Un gigante gassoso, un pianeta roccioso o semplicemente una superterra ghiacciata, sono solo alcune delle ipotesi che dalla fine del XIX sono nate per spiegare la possibile composizione di uno dei corpi celesti più dibattuti dell’ultimo secolo: il Pianeta X o semplicemente Pianeta Nove.
Un nuovo studio, pubblicato il 24 settembre sul server di prestampa arXiv, suggerisce che l’oggetto misterioso potrebbe essere invece un buco nero primordiale. Lo studio, ancora non sottoposto a verifica, da una nuova luce alla natura del presunto nono pianeta che i nostri telescopi non riescono ancora a vedere.

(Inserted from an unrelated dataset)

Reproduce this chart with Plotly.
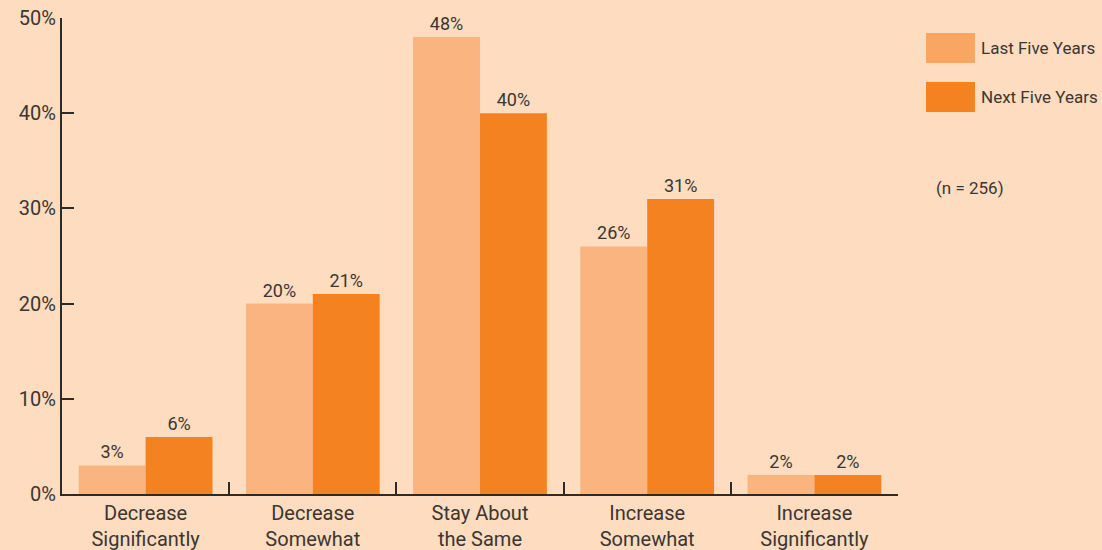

Uno dei misteri dell’astronomia moderna è la presenza, o meno, del nono pianeta, un Trasplutoniano al di là di Nettuno e dei Plutoidi, la cui presenza fu ipotizzata dopo l’osservazione di evidenti discrepanze nell’orbita di Nettuno e la cui orbita è teorizzata attorno al Sole a una distanza tra 300 e 1.000 UA. La X non è intesa come dieci in numeri romani, bensì come incognita.
Perché non riusciamo a vedere un oggetto che dovrebbe avere 10 volte le dimensioni della Terra? Marc Kuchner del Goddard Space Flight Center della NASA spiega che ci sono poco più di quattro anni luce tra Nettuno e Proxima Centauri, la stella più vicina, e gran parte di questo vasto territorio è inesplorato. In quella regione, raggiunta da pochissima luce solare, anche oggetti molto grandi risultano a malapena distinguibili nella luce visibile.
Cos’è un buco nero primordiale o Primordial Black Hole (PBH)? Beh, non il classico buco nero prodotto dal collasso gravitazionale di una stella. Bensì formato dall’estrema densità della materia presente durante l’espansione iniziale dell’universo.
Durante i primissimi istanti dopo il Big Bang, la pressione e la temperatura erano colossali. In questo scenario, la fluttuazione della densità della materia potevano risultare in regioni locali abbastanza dense da creare buchi neri. Questi buchi neri sarebbero così stabili da non essere spazzati via dall’espansione dell’universo e persistere tutt’oggi.
Gli autori dello studio, gli astronomi Jakub Scholtz della Durham University e James Unwin della University of Illinois a Chicago, credono che un PBH potrebbe essere un’ipotesi plausibile per spiegare l’esistenza dell’elusivo Pianeta X.
Gli scienziati si sono concentrati su due anomalie gravitazionali irrisolte: le orbite anomale degli Oggetti Transnettuniani (TNO) e un eccesso di eventi di microlensing (microlenti) nel set di dati OGLE (L’Optical Gravitational Lensing Experiment è un progetto astronomico polacco con base all’Università di Varsavia che si occupa principalmente della scoperta della materia oscura usando la tecnica delle microlenti gravitazionali) che copre ben 5 anni. Ciò che è interessante è che entrambi gli eventi sono dovuti a oggetti con masse stimate tra 0,5 e 20 masse terrestri.
Mentre le anomalie delle orbite dei TNO è spiegata con l’eventuale presenza del Pianeta X, Scholtz e Unwin sostengono che lo scenario PBH non è irragionevole e dovrebbe essere preso in considerazione.
“La cattura di un pianeta fluttuante è una delle principali spiegazioni per l’origine del Pianeta Nove, e dimostriamo che la probabilità di catturare un PBH è invece comparabile”, hanno evidenziato gli scienziati.
L’ipotetico PBH avrebbe una massa di circa cinque masse terrestri. Un buco nero così poco massiccio sarebbe grande quanto una palla da tennis, mentre, se avesse una massa pari a 10 masse terrestre, le sue dimensioni accrescerebbero a quelle di una palla da bowling.
Infatti dai calcoli è risultato un raggio di 4,5 cm che tuttavia avrebbe una temperatura di circa 0,004 K. Pertanto, la potenza irradiata da un tipico PBH da sola è minuscola, il che rende difficile da rilevare.
Per superare questo ostacolo, gli autori dell’articolo propongono di cercare l’alone di materia oscura che lo circonderebbe. Esso potrebbe estendersi per otto unità astronomiche (1,2 di chilometri, la distanza tra la Terra e Saturno). Pertanto, gli astronomi suggeriscono ricerche dedicate per le sorgenti in movimento nei raggi X, nei raggi gamma e anche in altri raggi cosmici ad alta energia, che potrebbero fornire ulteriori prove a sostegno dell’ipotesi riguardante un buco nero primordiale.